Jalan ini pun pasti akan banyak menuai kritik, saya lemah saya mudah putusasa dan terlalu mendewakan hal yang tidak konkrit. Tapi yang pasti saya telah berupaya menaklukan segala yang ada pada diri, akan tetapi tetap saja ketakutan dan rasa was-was itu tidak juga dapat dihilangkan.

Hanya dengan mengembalikan sepenuhnya pada yang kuasa hati akan sedikit lega. Keyakikan bahwa Tuhan memilki renca yang terbaik setelah ini, mungkin pengarapan semacam itu bisa menjadi pelipur dan obat pedih hati. Barangkali orang akan menilai saya terlalu pasrah dan kurang berikhtiar. Bairlah kata itu mengalir toh nantinya akan berhenti sendiri. Saya sudah lelah mengejar logika dan retorika.

Jika orang mengatakan saya lemah. Saya akan akui itu. Jika orang mengatakan saya tidak berusaha keras, saya telah berusa. Jika orang mengatakan saya terlalu tergantung pada orang, setidak-nya saya telah mencoba keluar dari hal itu. Bagaimana prisepsi orang tentang saya, akan saya terima. Saya tertutup, memang karena saya tidak mau melibatkan orang terlalu jauh dalam pribadi saya.
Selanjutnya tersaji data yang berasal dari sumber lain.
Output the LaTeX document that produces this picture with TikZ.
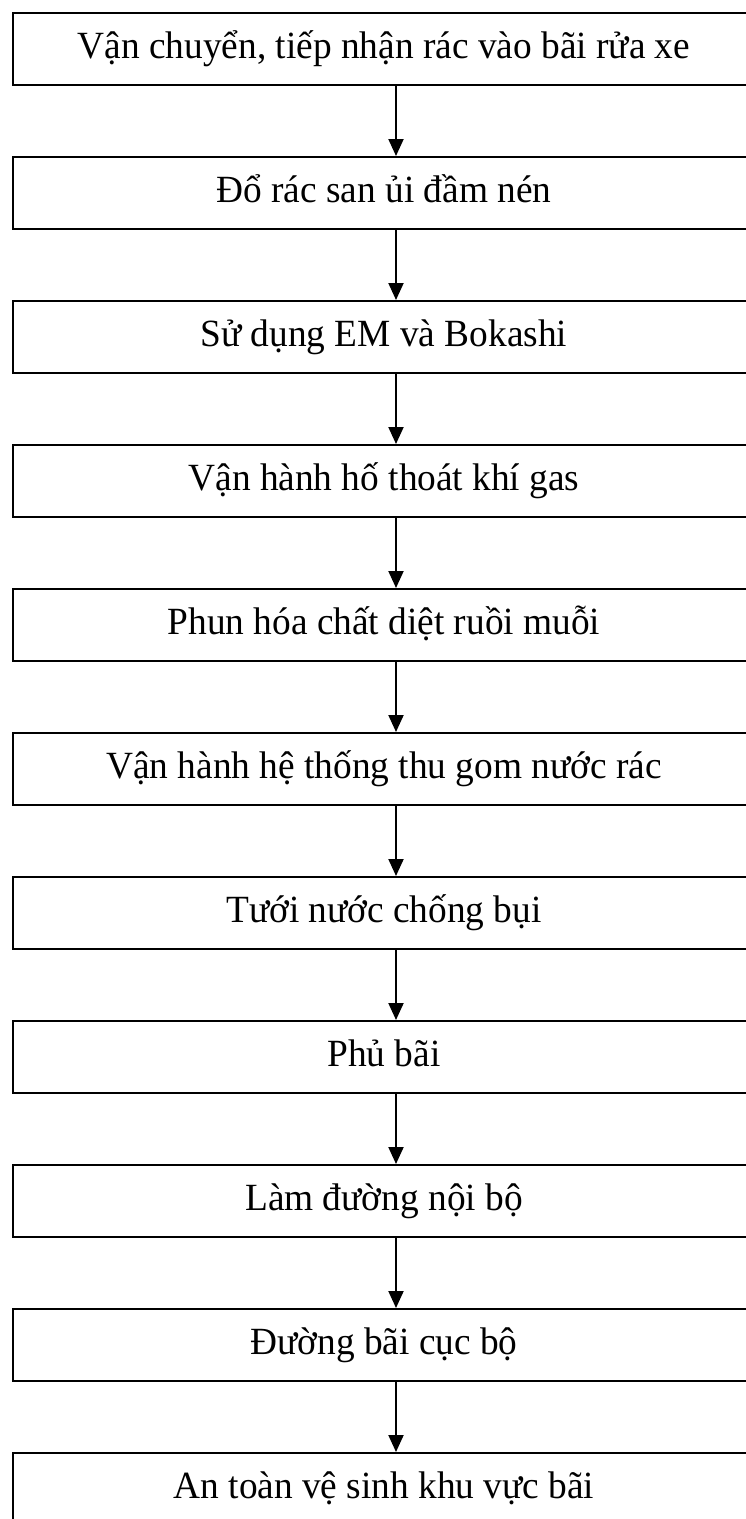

Bertman dan berkawan adalah kodrat. Penderitaan dan kebahagian yang terjadi diri orang termasuk saya merupakan bagian yang harus disyukuri. Tak ada yang dapat saya banggakan, itu memang benar. Orang tua, famili, kerabat dan teman, mereka hidup biasa, tak ada yang istimewa selain kesetian dan pengorbanannya, untuk saya dan hidup-nya sendiri.

Saya katakan saya lemah. Saya tidak berdaya dengan kenyataan yang saya hadapi. Tapi tidak akan sampai saya bunuh diri. Karena saya misih punya iman dan percaya pada apa yang Tuhan janjikan. Di balik penderitaan akan ada kebahagian. Entah seberapa takaran kebahagian itu yang pasti Tuhan telah menjatahkan untuk saya juga manusia yang lain.